Munger's comments centered around the excessive use of EBITDA by companies at a time when there are an increasing number of red flags in a stock market that's been on the rise for over a decade. Critics of EBITDA and other non-GAAP accounting metrics have long argued that you can make any business look good when you start stripping out costs, especially when there's no standardization. And when it comes to tech companies that raised billions of dollars in private capital before going public, the trend towards funny numbers is another sign that valuations got way ahead of business fundamentals.

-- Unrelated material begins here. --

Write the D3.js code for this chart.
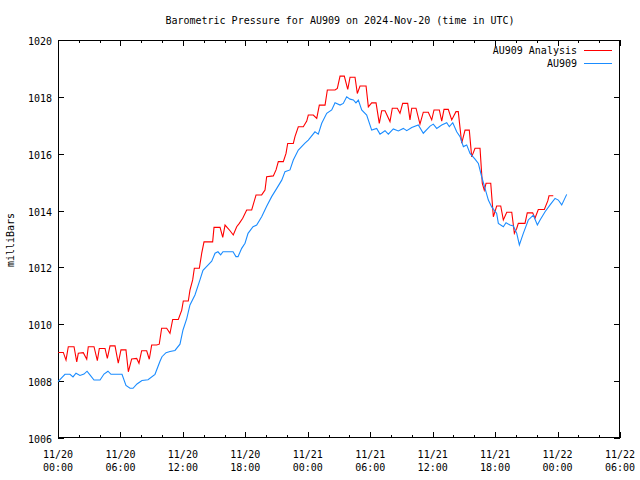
<!DOCTYPE html>
<html><head><meta charset="utf-8">
<script src="https://cdn.jsdelivr.net/npm/d3@7"></script>
<style>
body{margin:0;background:#fff;}
text{font-family:"DejaVu Sans Mono",monospace;font-size:10px;fill:#000;}
</style></head><body>
<svg id="chart" width="640" height="480"></svg>
<script>
const titleText = "Barometric Pressure for AU909 on 2024-Nov-20 (time in UTC)";
const yLabel = "milliBars";
const seriesNames = ["AU909 Analysis", "AU909"];
const seriesColors = ["#ff0000", "#1a8cff"];
const startTime = Date.UTC(2024, 10, 20, 0, 0);
const endHours = 54;
const yTicks = [1006, 1008, 1010, 1012, 1014, 1016, 1018, 1020];

// AU909 Analysis: hours since 11/20 00:00 UTC, pressure (mb)
const analysisHours = [0.03,0.51,0.77,0.99,1.54,1.80,1.95,2.43,2.76,2.91,3.46,3.78,3.97,4.52,4.74,5.00,5.48,5.79,6.05,6.53,6.76,7.08,7.56,7.78,8.04,8.52,8.77,9.00,9.48,9.73,9.96,10.44,10.76,11.02,11.56,11.89,12.04,12.52,12.68,12.94,13.10,13.58,13.81,14.03,14.86,14.99,15.57,15.83,16.05,16.53,16.84,17.17,17.42,17.75,18.13,18.61,19.03,19.57,19.89,20.05,20.69,20.95,21.17,21.65,21.91,22.07,22.61,22.77,23.09,23.57,23.90,24.05,24.53,24.86,25.11,25.66,25.88,26.62,26.84,27.10,27.51,27.84,28.06,28.54,28.76,29.02,29.60,29.82,30.14,30.56,30.87,31.10,31.42,31.90,32.12,32.60,32.86,33.12,33.60,33.82,33.99,34.40,34.78,35.10,35.58,35.91,36.13,36.64,36.87,37.09,37.50,37.83,38.24,38.46,38.79,39.11,39.52,39.75,40.07,40.55,40.77,40.96,41.13,41.58,41.83,42.15,42.54,42.79,43.12,43.60,43.85,44.08,44.23,44.87,45.09,45.61,45.83,46.15,46.73,47.06,47.18,47.59];
const analysisValues = [1009.01,1009.01,1008.74,1009.21,1009.21,1008.68,1008.98,1009.00,1008.77,1009.21,1009.21,1008.72,1009.15,1009.15,1008.80,1009.24,1009.24,1008.63,1009.10,1009.10,1008.33,1008.78,1008.80,1008.63,1009.07,1009.07,1008.77,1009.27,1009.27,1009.30,1009.86,1009.86,1009.68,1010.17,1010.17,1010.50,1010.82,1010.82,1011.20,1011.56,1011.97,1011.97,1012.50,1012.90,1012.90,1013.41,1013.41,1013.06,1013.49,1013.29,1013.14,1013.43,1013.55,1013.73,1014.02,1014.02,1014.55,1014.55,1014.72,1015.19,1015.22,1015.43,1015.72,1015.72,1016.01,1016.36,1016.36,1016.60,1016.95,1016.95,1017.15,1017.36,1017.36,1017.24,1017.71,1017.71,1018.24,1018.24,1018.30,1018.73,1018.73,1018.26,1018.69,1018.69,1018.12,1018.38,1018.38,1017.65,1017.79,1017.79,1017.07,1017.51,1017.51,1017.13,1017.60,1017.60,1017.42,1017.77,1017.77,1017.19,1017.60,1017.60,1017.04,1017.46,1017.46,1017.19,1017.54,1017.54,1017.15,1017.56,1017.56,1017.19,1017.48,1017.48,1016.37,1016.83,1016.83,1015.89,1016.19,1016.19,1014.96,1014.72,1014.96,1014.96,1013.78,1014.16,1014.16,1013.67,1013.94,1013.94,1013.20,1013.38,1013.55,1013.55,1013.92,1013.92,1013.73,1014.04,1014.04,1014.34,1014.52,1014.52];

// AU909 observed
const obsHours = [0.00,0.67,1.15,1.44,1.73,2.11,2.50,2.79,3.07,3.46,4.04,4.42,4.80,5.09,6.15,6.53,6.92,7.21,7.59,8.07,8.65,9.32,9.80,9.99,10.38,10.76,11.24,11.72,12.01,12.37,12.68,13.16,13.64,13.93,14.41,14.77,15.09,15.37,15.63,15.85,16.82,17.10,17.30,17.65,17.97,18.26,18.74,19.09,19.57,20.05,20.53,21.02,21.50,21.81,22.29,22.61,23.09,23.73,24.05,24.69,25.01,25.34,25.82,26.30,26.62,27.10,27.41,27.74,28.06,28.38,28.63,28.86,29.18,29.66,30.14,30.62,30.94,31.42,31.74,32.22,32.70,33.18,33.51,33.99,34.62,35.10,35.75,36.06,36.39,36.87,37.35,37.60,37.93,38.31,38.63,38.95,39.27,39.59,40.07,40.39,40.71,41.03,41.35,41.67,42.15,42.31,42.79,43.05,43.43,43.75,44.08,44.33,44.71,45.19,45.67,46.06,46.32,46.80,47.28,47.76,48.07,48.40,48.88];
const obsValues = [1007.98,1008.24,1008.24,1008.15,1008.28,1008.20,1008.25,1008.35,1008.22,1008.04,1008.04,1008.25,1008.35,1008.24,1008.24,1007.85,1007.75,1007.75,1007.90,1008.02,1008.05,1008.24,1008.70,1008.86,1009.00,1009.04,1009.08,1009.30,1009.80,1010.20,1010.68,1011.03,1011.56,1011.90,1012.08,1012.22,1012.50,1012.55,1012.44,1012.55,1012.55,1012.38,1012.38,1012.67,1012.85,1013.20,1013.43,1013.49,1013.78,1014.15,1014.49,1014.78,1015.07,1015.37,1015.43,1015.78,1016.13,1016.37,1016.48,1016.77,1016.69,1017.07,1017.42,1017.54,1017.79,1017.71,1017.77,1018.00,1017.92,1017.89,1017.79,1017.89,1017.54,1017.36,1016.83,1016.89,1016.69,1016.81,1016.69,1016.87,1016.80,1016.89,1016.81,1016.92,1017.01,1016.72,1016.97,1017.04,1016.89,1017.01,1017.09,1016.95,1017.09,1016.77,1016.60,1016.25,1016.31,1016.01,1015.81,1015.66,1015.19,1014.78,1014.37,1014.13,1013.90,1013.55,1013.43,1013.57,1013.49,1013.46,1013.20,1012.79,1013.20,1013.67,1013.84,1013.49,1013.67,1013.96,1014.20,1014.43,1014.37,1014.20,1014.57];

(function(){
const H = 3600000;
const mL = 58, mR = 620, mT = 40, mB = 438;
const svg = d3.select("#chart");
svg.append("rect").attr("width",640).attr("height",480).attr("fill","#fff");

const x = d3.scaleUtc().domain([new Date(startTime), new Date(startTime + endHours*H)]).range([mL, mR]);
const y = d3.scaleLinear().domain([1006, 1020]).range([mB, mT]);

const minorTicks = d3.range(0, endHours + 1, 2).map(h => new Date(startTime + h*H));
const majorTicks = d3.range(0, endHours + 1, 6).map(h => new Date(startTime + h*H));
const fmtDate = d3.utcFormat("%m/%d"), fmtTime = d3.utcFormat("%H:%M");

const g = svg.append("g").attr("shape-rendering","crispEdges");
minorTicks.forEach(t => {
  const major = (t.getUTCHours() % 6) === 0;
  const len = major ? 6 : 3;
  const xx = Math.round(x(t)) + 0.5;
  g.append("line").attr("x1",xx).attr("x2",xx).attr("y1",mB).attr("y2",mB-len).attr("stroke","#000");
  g.append("line").attr("x1",xx).attr("x2",xx).attr("y1",mT).attr("y2",mT+len).attr("stroke","#000");
});
yTicks.forEach(v => {
  const yy = Math.round(y(v)) + 0.5;
  g.append("line").attr("x1",mL).attr("x2",mL+6).attr("y1",yy).attr("y2",yy).attr("stroke","#000");
  g.append("line").attr("x1",mR).attr("x2",mR-6).attr("y1",yy).attr("y2",yy).attr("stroke","#000");
  svg.append("text").attr("x",52).attr("y",yy+4).attr("text-anchor","end").text(v);
});
majorTicks.forEach(t => {
  const xx = x(t);
  svg.append("text").attr("x",xx).attr("y",458).attr("text-anchor","middle").text(fmtDate(t));
  svg.append("text").attr("x",xx).attr("y",471).attr("text-anchor","middle").text(fmtTime(t));
});

const line = d3.line().x(d => x(d[0])).y(d => y(d[1]));
const analysisData = analysisHours.map((h,i) => [new Date(startTime + h*H), analysisValues[i]]);
const obsData = obsHours.map((h,i) => [new Date(startTime + h*H), obsValues[i]]);
svg.append("path").datum(analysisData).attr("d", line).attr("fill","none").attr("stroke",seriesColors[0]).attr("stroke-width",1.1);
svg.append("path").datum(obsData).attr("d", line).attr("fill","none").attr("stroke",seriesColors[1]).attr("stroke-width",1.1);

g.append("rect").attr("x",mL+0.5).attr("y",mT+0.5).attr("width",mR-mL-1).attr("height",mB-mT-1).attr("fill","none").attr("stroke","#000");

svg.append("text").attr("x",340).attr("y",24).attr("text-anchor","middle").text(titleText);
svg.append("text").attr("transform","translate(14,240) rotate(-90)").attr("text-anchor","middle").text(yLabel);

seriesNames.forEach((name,i) => {
  const ly = 50 + i*13;
  svg.append("text").attr("x",577).attr("y",ly+4).attr("text-anchor","end").text(name);
  g.append("line").attr("x1",584).attr("x2",612).attr("y1",ly+0.5).attr("y2",ly+0.5).attr("stroke",seriesColors[i]);
});
})();
</script>
</body></html>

"When you start departing from the area we call GAAP and you're just trying to contrive EBITDA profitability, you're walking into an area fraught with problems," said Ted Gavin, managing director of consulting firm Gavin/Solmonese and an expert in distressed companies. "For investors, you want to see if a company is trying a little too hard to be creative."

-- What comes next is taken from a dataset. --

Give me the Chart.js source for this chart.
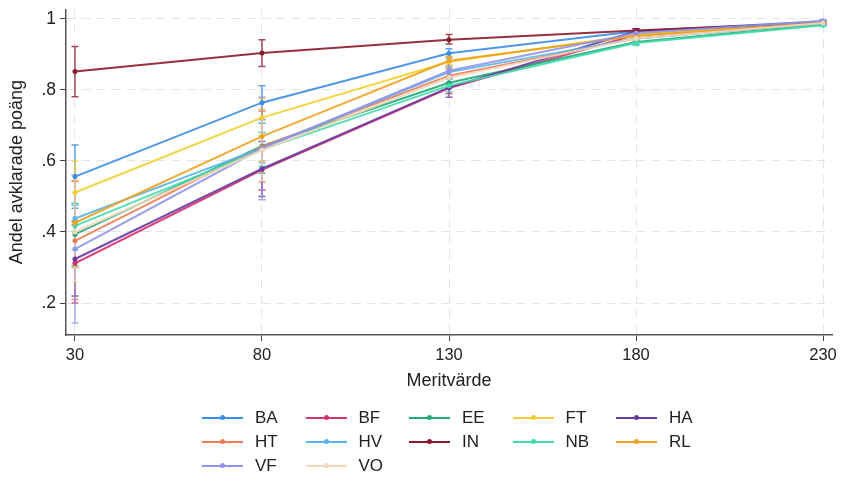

Let's take Yelp. The review site reported net income for the fourth quarter of $17.2 million. The company then added its income expense of $3.1 million and $12.8 million, the charge for depreciation and amortization, and factored in $2.6 million of "other income." That produced EBITDA of $30.5 million. Add to that another $30.5 million in stock-based compensation, the primary way that CEO Jeremy Stoppelman gets paid, and Yelp ended up with adjusted EBITDA of $61 million.
A Yelp spokesperson declined to comment.
Streaming media company Roku reported a quarterly net loss on Thursday of $15.7 million. But take away $26 million in stock-based compensation costs and another $6.5 million in depreciation and amortization and Roku recorded adjusted EBITDA of $15.1 million. The company said it will approach break-even on an adjusted EBITDA basis for the year as it invests gross profits back into the business.

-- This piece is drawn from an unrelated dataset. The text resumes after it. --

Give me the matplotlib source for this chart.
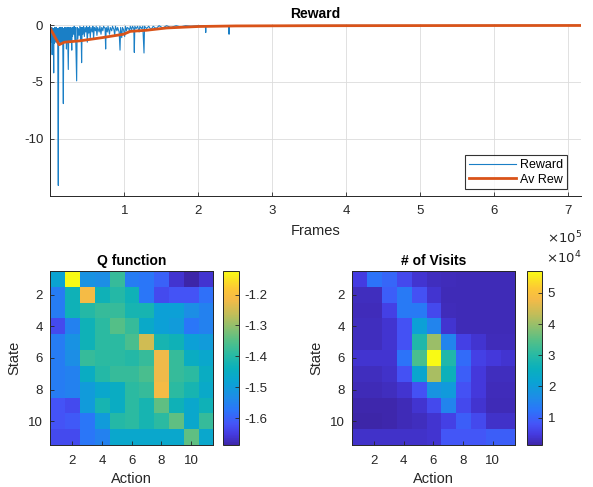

When asked about Munger's comments on CNBC's "Squawk on the Street" Friday, Roku CEO Anthony Wood said, "the reason we picked adjusted EBITDA is because it's essentially a proxy for cash flow."
Robert Willens, an independent tax consultant, said a major challenge for investors is that there's no standardized measure for EBITDA, giving companies latitude to decide what to include and exclude. There's also a lot of variability when it comes to how much companies rely on equity-based compensation.
"For tech companies, it can be just a massive number," said Willens, who previously spent 20 years at Lehman Brothers. "On a GAAP basis, these companies are much less profitable, if not actually losing money, and it's up to investors to decide for themselves whether EBITDA is a valid number."
Uber shares surged 9.5% on Feb. 7, after the ride-hailing company said it would be EBITDA profitable in the fourth quarter of 2020, ahead of its original target for 2021. There's a big divide between that number and GAAP results.
In the final quarter of 2019, Uber lost $615 million on an adjusted EBITDA basis, though it recorded a net loss of $1.1 billion. Stock-based compensation accounted for $243 million of the gap. To turn the EBITDA number positive, Uber is counting on global expansion on the rides side of the business and high-priced premium offerings to finally offset losses in its cash-burning areas like food delivery. On a GAAP basis, analysts are projecting losses at Uber through mid-2022.
EBITDA can be useful for companies like Uber that lose money not only on the bottom line, but also on an operating basis. Tom White, an analyst at D.A. Davidson, covering Uber and others in the internet sector, said companies will go up the income statement until there's a positive number that can help investors value the business.
"If you don't have positive earnings, then EBITDA or EBIT is a way to gauge valuations," White said. "Revenue multiples are the least useful way to value a company."
Lyft, Uber's top rival, reported a net loss of $356 million, but that loss narrowed to $130.7 million in terms of EBITDA after accounting for $204.4 million in stock-based compensation. Pinterest's $35.7 million loss in the latest quarter turned into a $77.3 million of positive EBITDA, mostly because of $112.2 million in equity-based pay.
Uber and Lyft didn't respond to requests for comment and a Pinterest spokesperson declined to comment.
Needham's Brad Erickson, who covers internet services, said Wall Street has gotten used to these metrics and is savvy enough to analyze the companies appropriately. Based on their performance on the public markets, he's right. Uber and Lyft are still trading well below their IPO prices from last year, and Pinterest is under where it closed on the day of its debut. Yelp, which went public in 2012, has lost value over the past five years.
"Most investors out in the marketplace today do rely on non-GAAP figures, given stock-based compensation is a non-cash expense," said Erickson.
In regards to Munger, Erickson recalled that he and his partner, Warren Buffett, have been famously skeptical of internet companies for many years, and it's caused them to lose out on some of the great winners of the last couple decades. Some of their decisions related to valuations, and others, they admit, to not understanding the businesses.